I've fleshed out a study schedule for myself. It's based on the five books I have:
1. my ETS/McGraw-Hill book on prepping for the current GRE (my book's cover is slightly different from the one shown in this link)
2. my ETS/McGraw-Hill book on prepping for the new GRE
3. my Kaplan book on prepping for the new GRE
4. my Kaplan workbook of math problems for the new GRE
5. my Kaplan workbook of verbal problems for the new GRE
I've got too many errands to do tomorrow, so I've set my study calendar to start this coming Saturday. I don't want Text 1 to go to waste simply because the old GRE is being phased out, so I'll be starting off by doing the remainder of the practice exercises over this coming weekend. The workbooks (Texts 4 and 5) will be what I work on during the weekdays, when I won't be energetic enough to try my hand at a full-scale test. The ensuing weekends, all through July and most of August (my second attempt will be on August 26), will be devoted to the full-scale tests in both Texts 2 and 3.
What's New in the New GRE
I've only been over the new Verbal section, but some of the changes in the new GRE look intimidating, while other changes don't seem all that scary. As I've mentioned in previous posts, analogies are history: the Verbal section of the new GRE is now all about vocabulary in context.
The three types of questions in the new GRE Verbal section are:
1. reading comprehension
2. text completion
3. sentence equivalence
The reading comp questions come in three subtypes:
a. select one answer choice ("answer choice" is the phrase used in the ETS book)
b. select one or more answer choices
c. select-in-passage
Subtype (a) is no different from the sort of reading comp question found on the current GRE: read the passage, then select the answer that best responds to the question.
Subtype (b) is new: here, the idea is that more than one correct answer is possible, and the test-taker must select all answers that apply.
Subtype (c) is also new: for this question, the examinee must click on the sentence in the text that best responds to a given question. In a sense, the entire reading passage becomes a field of multiple-choice answers, only one of which is the correct answer.
The text-completion questions also represent a significant departure from the current GRE. The reader might be presented with a simple, one-blank question like the ones we already know and love, or he might encounter a paragraph with three blanks in it. In the latter scenario, the object of the game is to select answers that fill in all three blanks correctly in order for the reader to receive any credit at all for the question (i.e., 2 out of 3 blanks correct = no credit).
Perhaps most fascinating of all are the new sentence-equivalence questions. Here, as with the Subtype (b) questions discussed above, sentence-equivalence questions are all about selecting all the correct answers that apply. As with a regular sentence-completion question, the object of the game is to select the word that best fits the context. But unlike that familiar scenario, more than one answer must be chosen: at least two selections "best complete" the sentence.
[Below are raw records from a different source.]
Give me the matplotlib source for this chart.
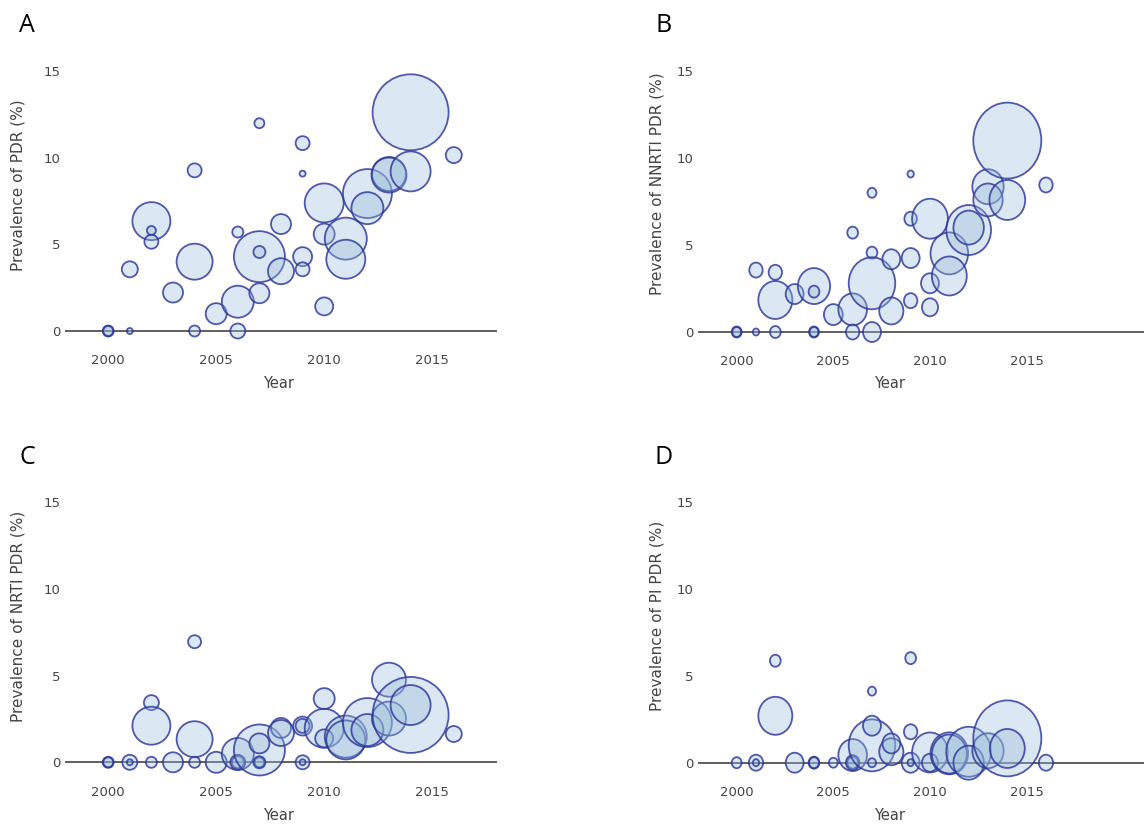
import matplotlib
matplotlib.use('Agg')
import matplotlib.pyplot as plt
import numpy as np
from matplotlib.path import Path
from matplotlib.markers import MarkerStyle
from matplotlib.transforms import Affine2D

# panel A: overall PDR
year_a = [2000, 2000, 2001, 2001, 2002, 2002, 2002, 2003, 2004, 2004, 2004, 2005,
          2006, 2006, 2006, 2007, 2007, 2007, 2007, 2008, 2008, 2009, 2009, 2009,
          2009, 2010, 2010, 2010, 2011, 2011, 2012, 2012, 2013, 2013, 2014, 2014, 2016]
prev_a = [0, 0, 0, 3.56, 6.34, 5.8, 5.15, 2.22, 9.27, 4.0, 0, 1.0,
          1.69, 5.71, 0, 11.99, 4.29, 4.56, 2.18, 6.17, 3.45, 10.84, 9.08, 4.29,
          3.56, 7.39, 5.59, 1.42, 5.33, 4.14, 7.93, 7.09, 9.06, 9.0, 12.62, 9.21, 10.15]
n_a = [54, 44, 16, 114, 642, 36, 87, 178, 87, 576, 54, 196,
       455, 54, 100, 44, 1156, 64, 178, 178, 300, 87, 16, 160,
       87, 676, 196, 144, 784, 676, 1067, 455, 514, 544, 2567, 711, 114]

# panel B: NNRTI PDR
year_b = [2000, 2000, 2001, 2001, 2002, 2002, 2002, 2003, 2004, 2004, 2004, 2004,
          2005, 2006, 2006, 2006, 2007, 2007, 2007, 2007, 2008, 2008, 2009, 2009,
          2009, 2009, 2010, 2010, 2010, 2011, 2011, 2012, 2012, 2013, 2013, 2014,
          2014, 2016]
prev_b = [0, 0, 0, 3.56, 0, 3.43, 1.84, 2.18, 2.64, 2.32, 0, 0,
          1.0, 1.30, 5.71, 0, 8.0, 4.56, 2.80, 0, 4.18, 1.21, 9.08, 6.51,
          4.25, 1.80, 6.51, 2.80, 1.42, 4.52, 3.22, 5.86, 6.0, 8.35, 7.59, 11.0,
          7.59, 8.45]
n_b = [54, 44, 22, 100, 64, 100, 642, 178, 576, 64, 54, 44,
       196, 455, 64, 100, 44, 64, 1202, 178, 178, 324, 22, 87,
       178, 100, 711, 178, 144, 784, 676, 1111, 514, 544, 480, 2567,
       711, 100]

# panel C: NRTI PDR
year_c = [2000, 2000, 2001, 2001, 2002, 2002, 2002, 2003, 2004, 2004, 2004, 2005,
          2006, 2006, 2006, 2007, 2007, 2007, 2007, 2008, 2008, 2009, 2009, 2009,
          2009, 2010, 2010, 2010, 2011, 2011, 2012, 2012, 2013, 2013, 2014, 2014, 2016]
prev_c = [0, 0, 0, 0, 0, 3.44, 2.11, 0, 6.95, 1.33, 0, 0,
          0.48, 0, 0, 0.71, 1.09, 0, 0, 1.98, 1.69, 2.09, 2.1, 0,
          0, 3.67, 1.96, 1.38, 1.48, 1.29, 2.29, 1.86, 4.76, 2.52, 2.73, 3.30, 1.63]
n_c = [54, 44, 100, 16, 54, 100, 642, 178, 75, 576, 54, 196,
       455, 64, 100, 1156, 178, 44, 64, 178, 300, 160, 87, 87,
       16, 196, 676, 144, 784, 676, 1067, 455, 514, 514, 2567, 711, 114]

# panel D: PI PDR
year_d = [2000, 2001, 2001, 2002, 2002, 2003, 2004, 2004, 2005, 2006, 2006, 2006,
          2007, 2007, 2007, 2007, 2008, 2008, 2009, 2009, 2009, 2009, 2010, 2010,
          2011, 2011, 2012, 2012, 2013, 2014, 2014, 2016]
prev_d = [0, 0, 0, 5.87, 2.70, 0, 0, 0, 0, 0.44, 0, 0,
          1.0, 2.13, 4.12, 0, 0.63, 1.11, 6.02, 1.78, 0, 0, 0.59, 0,
          0.54, 0.5, 0.63, 0, 0.69, 1.40, 0.82, 0]
n_d = [54, 114, 22, 64, 642, 178, 64, 54, 44, 455, 64, 100,
       1202, 178, 36, 36, 324, 178, 64, 100, 178, 22, 711, 144,
       784, 676, 1111, 514, 544, 2567, 676, 114]

W, H = 1144, 824
FILL = (0.59, 0.73, 0.85, 0.34)
EDGE = (0.17, 0.21, 0.60, 0.82)
GREY = '#444444'


def bubble_marker(squeeze):
    circle = Path.unit_circle()
    verts = Affine2D().scale(squeeze, 1.0).transform(circle.vertices)
    return MarkerStyle(Path(verts, circle.codes))


def draw_panel(rect_px, xlim, years, prev, n, squeeze, letter, ylabel, ylab_px, xlab_px):
    left, right, zero, unit = rect_px
    ymin, ymax = -1.1, 16
    bottom = zero + (-ymin) * unit
    top = zero - ymax * unit
    ax = fig.add_axes([left / W, 1 - bottom / H, (right - left) / W, (bottom - top) / H])

    diam_pt = 1.5 * np.sqrt(np.array(n, dtype=float)) * 0.72
    ax.scatter(years, prev, s=diam_pt ** 2, marker=bubble_marker(squeeze),
               facecolors=[FILL], edgecolors=[EDGE], linewidths=1.3, zorder=3)
    ax.axhline(0, color=GREY, lw=1.2, zorder=1)

    ax.set_xlim(*xlim)
    ax.set_ylim(ymin, ymax)
    ax.set_xticks([2000, 2005, 2010, 2015])
    ax.set_yticks([0, 5, 10, 15])
    ax.tick_params(length=0, labelsize=9.5, labelcolor=GREY, pad=3)
    for sp in ax.spines.values():
        sp.set_visible(False)
    ax.patch.set_alpha(0)

    fig.text(ylab_px[0] / W, 1 - ylab_px[1] / H, ylabel, rotation=90,
             ha='center', va='center', fontsize=11, color=GREY)
    fig.text(xlab_px[0] / W, 1 - xlab_px[1] / H, 'Year',
             ha='center', va='center', fontsize=10.5, color=GREY)
    fig.text(letter[0] / W, 1 - letter[1] / H, letter[2],
             ha='center', va='center', fontsize=18, family='Open Sans', color='black')
    return ax


fig = plt.figure(figsize=(W / 100, H / 100), dpi=100)

draw_panel((65, 497, 331, 17.33), (1998, 2018), year_a, prev_a, n_a, 1.0,
           (27, 25, 'A'), 'Prevalence of PDR (%)', (18, 185), (279, 384))
draw_panel((698, 1144, 332, 17.4), (1998, 2021.07), year_b, prev_b, n_b, 0.895,
           (664, 25, 'B'), 'Prevalence of NNRTI PDR (%)', (657, 184), (890, 384))
draw_panel((65, 497, 762.3, 17.35), (1998, 2018), year_c, prev_c, n_c, 1.0,
           (27, 458, 'C'), 'Prevalence of NRTI PDR (%)', (18, 616), (279, 816))
draw_panel((698, 1144, 762.7, 17.37), (1998, 2021.07), year_d, prev_d, n_d, 0.895,
           (664, 458, 'D'), 'Prevalence of PI PDR (%)', (657, 616), (890, 816))

fig.savefig('out.png', dpi=100)
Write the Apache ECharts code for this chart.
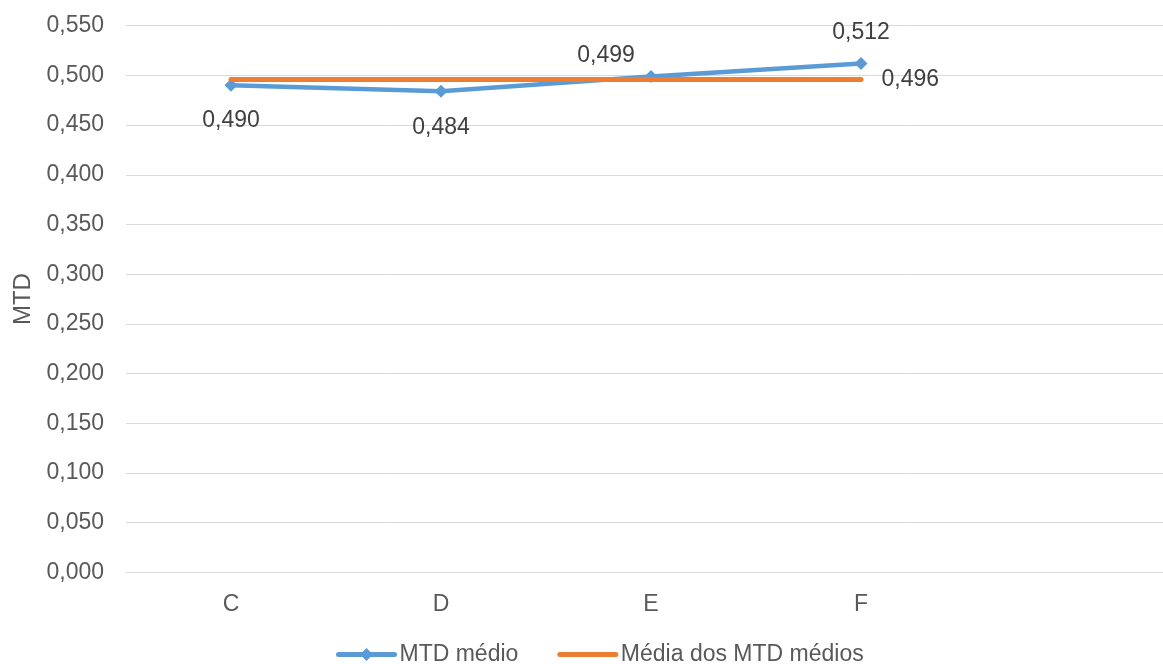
<!DOCTYPE html>
<html>
<head>
<meta charset="utf-8">
<script src="https://cdn.jsdelivr.net/npm/echarts@6/dist/echarts.min.js"></script>
<style>
  html, body { margin: 0; padding: 0; background: #ffffff; }
  #chart { width: 1163px; height: 664px; }
</style>
</head>
<body>
<div id="chart"></div>
<script>
// Categories along the x axis (the trailing empty slot leaves room on the right)
const categories = ['C', 'D', 'E', 'F', ''];
// MTD médio per section
const mtdMedio = [0.490, 0.484, 0.499, 0.512];
// Média dos MTD médios (same mean repeated over the sections)
const mediaMtd = [0.496, 0.496, 0.496, 0.496];
// Value axis range
const yMin = 0;
const yMax = 0.55;
const yStep = 0.05;

const fmt = v => v.toFixed(3).replace('.', ',');
const FONT = 'Liberation Sans, Arial, sans-serif';
const BLUE = '#5B9BD5';
const ORANGE = '#ED7D31';

// Per-point label placement for the MTD médio series
const mtdLabels = [
  { position: 'bottom', distance: 17, offset: [0, 0] },
  { position: 'bottom', distance: 18, offset: [0, 0] },
  { position: 'top', distance: 3, offset: [-45, 0] },
  { position: 'top', distance: 13, offset: [0, 0] }
];

const chart = echarts.init(document.getElementById('chart'), null, { renderer: 'canvas' });

chart.setOption({
  animation: false,
  backgroundColor: '#ffffff',
  textStyle: { fontFamily: FONT },
  grid: {
    left: 126, width: 1050, top: 25.7, bottom: 91.6,
    containLabel: false,
    outerBoundsMode: 'none'
  },
  legend: {
    left: 336,
    top: 643,
    padding: 0,
    itemWidth: 56,
    itemHeight: 16,
    itemGap: 39,
    lineStyle: { width: 5, cap: 'round' },
    textStyle: { fontFamily: FONT, fontSize: 23, color: '#595959' },
    data: [
      { name: 'MTD médio' },
      // the mean line has no markers, so its key shows the line alone
      { name: 'Média dos MTD médios', itemStyle: { opacity: 0 } }
    ]
  },
  xAxis: {
    type: 'category',
    data: categories,
    boundaryGap: true,
    axisLine: { show: true, lineStyle: { color: '#D9D9D9', width: 1 } },
    axisTick: { show: false },
    axisLabel: { fontFamily: FONT, fontSize: 23, color: '#595959', margin: 21 },
    splitLine: { show: false }
  },
  yAxis: {
    type: 'value',
    min: yMin,
    max: yMax,
    interval: yStep,
    name: 'MTD',
    nameLocation: 'middle',
    nameGap: 90,
    nameRotate: 90,
    nameTextStyle: { fontFamily: FONT, fontSize: 24, color: '#595959' },
    axisLine: { show: false },
    axisTick: { show: false },
    axisLabel: { fontFamily: FONT, fontSize: 23, color: '#595959', margin: 22, formatter: v => fmt(v) },
    splitLine: { show: true, lineStyle: { color: '#D9D9D9', width: 1 } }
  },
  series: [
    {
      name: 'MTD médio',
      type: 'line',
      data: mtdMedio.map((v, i) => ({
        value: v,
        label: {
          show: true,
          position: mtdLabels[i].position,
          distance: mtdLabels[i].distance,
          offset: mtdLabels[i].offset
        }
      })),
      symbol: 'diamond',
      symbolSize: 13,
      itemStyle: { color: BLUE },
      lineStyle: { color: BLUE, width: 4.5, cap: 'round', join: 'round' },
      label: {
        fontFamily: FONT,
        fontSize: 23,
        color: '#404040',
        formatter: p => fmt(p.value)
      },
      z: 2
    },
    {
      name: 'Média dos MTD médios',
      type: 'line',
      data: mediaMtd.map((v, i) => (i === mediaMtd.length - 1
        ? { value: v, label: { show: true, position: 'right', distance: 20 } }
        : { value: v })),
      symbol: 'circle',
      symbolSize: 1,
      itemStyle: { color: ORANGE },
      lineStyle: { color: ORANGE, width: 5, cap: 'round', join: 'round' },
      label: {
        show: false,
        fontFamily: FONT,
        fontSize: 23,
        color: '#404040',
        formatter: p => fmt(p.value)
      },
      z: 3
    }
  ]
});
</script>
</body>
</html>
Here's an example:
Although it does contain some pioneering ideas, one would hardly characterize the work as ______ .
(a) orthodox
(b) eccentric
(c) original
(d) trifling
(e) conventional
(f) innovative
(Source: Text 2)
Highlight the bracketed text below to see the correct answers.
The correct answers are [C and F].
I might enjoy these new questions, but I admit to being leery of the new GRE's approach to reading comprehension. At the same time, the new computer-based GRE offers a feature not available on the current GRE: you can skip questions and then go back later to work on them. That, to me, is a godsend: it brings back the old test-taking strategy of doing the easy problems first, in order to save time, before moving on to the harder problems. The other reason to celebrate this change is that all questions in every section are weighted the same, i.e., a question of higher difficulty doesn't result in a heftier penalty if you happen to get it wrong.
I haven't checked out the new Quantitative section yet, but I imagine the recent changes are very much in the same spirit. Over the weekend, I'll be flipping through all my texts to familiarize myself with everything.
Ah, yes: scoring. The new GRE scores everything on a revised point scale, with 130 at the bottom and 170 at the top, in one-point increments (see here). I have no idea why ETS chose such an odd interval; then again, I never understood why the SAT and current GRE use a 200- to 800-point range. Why not make everything 0-100? Am I betraying my ignorance of statistics by flaunting my inability to grasp how test designers arrive at these weird numbers? (Analytical Writing remains on a 0- to 6-point scale.)
Lots to read. Lots to internalize. Not enough room in this thick skull for everything.